After 29,000 bath toys washed off a container ship in 1992 in the eastern Pacific, it was Ebbesmeyer and Ingraham who used beachomber reports and their computer program to track a 17,000-mile itinerary that delivered rubber ducks, blue turtles and green frogs to the beaches of North America, Europe, Australia and South America.

Now Ebbesmeyer and Ingraham plan to use their program to track the tsunami debris as it bears down on the Pacific Coast.

"In two years, there's going to be stuff coming in (from Japan), and probably lots of it," John Anderson, a Forks, Wash., beachcomber, told the Associated Press in a story that appeared in dozens of outlets around the world. "Some of it is bound to come in."

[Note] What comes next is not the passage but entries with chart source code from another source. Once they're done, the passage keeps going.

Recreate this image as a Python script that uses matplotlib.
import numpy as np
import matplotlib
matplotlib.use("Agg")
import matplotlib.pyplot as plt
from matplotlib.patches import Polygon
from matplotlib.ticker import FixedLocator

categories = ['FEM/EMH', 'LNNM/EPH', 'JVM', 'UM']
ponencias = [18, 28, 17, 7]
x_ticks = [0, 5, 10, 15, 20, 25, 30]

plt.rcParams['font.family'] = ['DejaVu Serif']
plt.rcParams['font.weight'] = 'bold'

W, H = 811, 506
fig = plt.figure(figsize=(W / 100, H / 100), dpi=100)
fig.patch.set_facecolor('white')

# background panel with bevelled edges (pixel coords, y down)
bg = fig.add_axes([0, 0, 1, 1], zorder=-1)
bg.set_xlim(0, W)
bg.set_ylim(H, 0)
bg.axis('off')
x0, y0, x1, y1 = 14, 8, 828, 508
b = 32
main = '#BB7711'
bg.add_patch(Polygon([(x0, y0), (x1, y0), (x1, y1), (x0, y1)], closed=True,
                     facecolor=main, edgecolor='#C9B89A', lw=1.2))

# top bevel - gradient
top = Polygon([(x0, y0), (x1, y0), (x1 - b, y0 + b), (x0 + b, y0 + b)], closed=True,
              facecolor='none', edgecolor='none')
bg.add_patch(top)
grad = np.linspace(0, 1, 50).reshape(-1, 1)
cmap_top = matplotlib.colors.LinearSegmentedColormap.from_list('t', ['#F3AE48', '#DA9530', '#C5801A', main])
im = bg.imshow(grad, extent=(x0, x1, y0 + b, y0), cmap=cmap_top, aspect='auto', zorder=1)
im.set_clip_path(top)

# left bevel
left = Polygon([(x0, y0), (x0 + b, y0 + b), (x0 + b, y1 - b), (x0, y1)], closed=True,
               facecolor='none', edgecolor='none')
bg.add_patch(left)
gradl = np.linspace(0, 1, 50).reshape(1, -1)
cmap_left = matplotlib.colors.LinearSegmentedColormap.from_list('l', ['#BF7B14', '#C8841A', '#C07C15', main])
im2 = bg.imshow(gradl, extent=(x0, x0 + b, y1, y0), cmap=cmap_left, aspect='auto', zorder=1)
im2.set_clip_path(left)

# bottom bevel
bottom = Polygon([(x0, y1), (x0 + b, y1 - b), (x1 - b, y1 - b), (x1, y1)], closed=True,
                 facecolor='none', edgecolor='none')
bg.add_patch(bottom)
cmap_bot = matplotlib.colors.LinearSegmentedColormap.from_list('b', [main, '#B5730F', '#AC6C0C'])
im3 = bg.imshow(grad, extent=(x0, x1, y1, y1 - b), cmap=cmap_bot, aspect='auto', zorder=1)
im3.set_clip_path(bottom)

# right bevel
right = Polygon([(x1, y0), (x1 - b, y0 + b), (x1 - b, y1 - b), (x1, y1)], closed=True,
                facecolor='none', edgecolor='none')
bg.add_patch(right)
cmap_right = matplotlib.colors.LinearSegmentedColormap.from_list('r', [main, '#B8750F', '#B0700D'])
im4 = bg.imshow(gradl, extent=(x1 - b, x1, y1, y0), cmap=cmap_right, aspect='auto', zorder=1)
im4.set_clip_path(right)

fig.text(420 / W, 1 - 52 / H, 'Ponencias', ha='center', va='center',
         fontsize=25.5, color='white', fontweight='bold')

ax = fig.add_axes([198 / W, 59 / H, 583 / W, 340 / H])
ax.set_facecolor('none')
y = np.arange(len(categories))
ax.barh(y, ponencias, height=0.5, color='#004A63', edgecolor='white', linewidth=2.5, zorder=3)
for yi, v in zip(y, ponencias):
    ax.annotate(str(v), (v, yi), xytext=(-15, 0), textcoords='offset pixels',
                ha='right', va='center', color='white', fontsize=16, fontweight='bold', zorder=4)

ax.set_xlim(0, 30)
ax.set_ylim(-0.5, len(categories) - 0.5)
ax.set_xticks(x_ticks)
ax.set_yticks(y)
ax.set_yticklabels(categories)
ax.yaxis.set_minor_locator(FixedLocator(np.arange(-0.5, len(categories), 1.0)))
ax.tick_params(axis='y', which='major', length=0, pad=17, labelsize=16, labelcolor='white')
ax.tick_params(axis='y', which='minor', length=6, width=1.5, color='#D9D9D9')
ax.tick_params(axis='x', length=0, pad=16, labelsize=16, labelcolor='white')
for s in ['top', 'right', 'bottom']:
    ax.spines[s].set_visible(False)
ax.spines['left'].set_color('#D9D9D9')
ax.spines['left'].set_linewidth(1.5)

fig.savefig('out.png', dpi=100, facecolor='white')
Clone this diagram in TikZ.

The computer model created by Maximenko and Hafner predicts the Japanese debris will float eastward on the North Pacific Subtropical Gyre for a year before some of it begins washing up on sensitive habitats in the Northwestern Hawaiian Islands Marine National Monument.

With two years, the main Hawaiian Islands will catch some tsunami trash, and by three years, "the plume" will reach the U.S. West Coast, spreading north and south, with tide rips carrying remnants of Japan's nightmare into Alaska's nearshore waters.

"These model projections will help to guide clean-up and tracking operations," the researchers said here. "Tracking will be important in determining what happens to different materials in the tsunami debris, for example, how the composition of the debris plume changes with time, and how the winds and currents separate objects drifting at different speeds."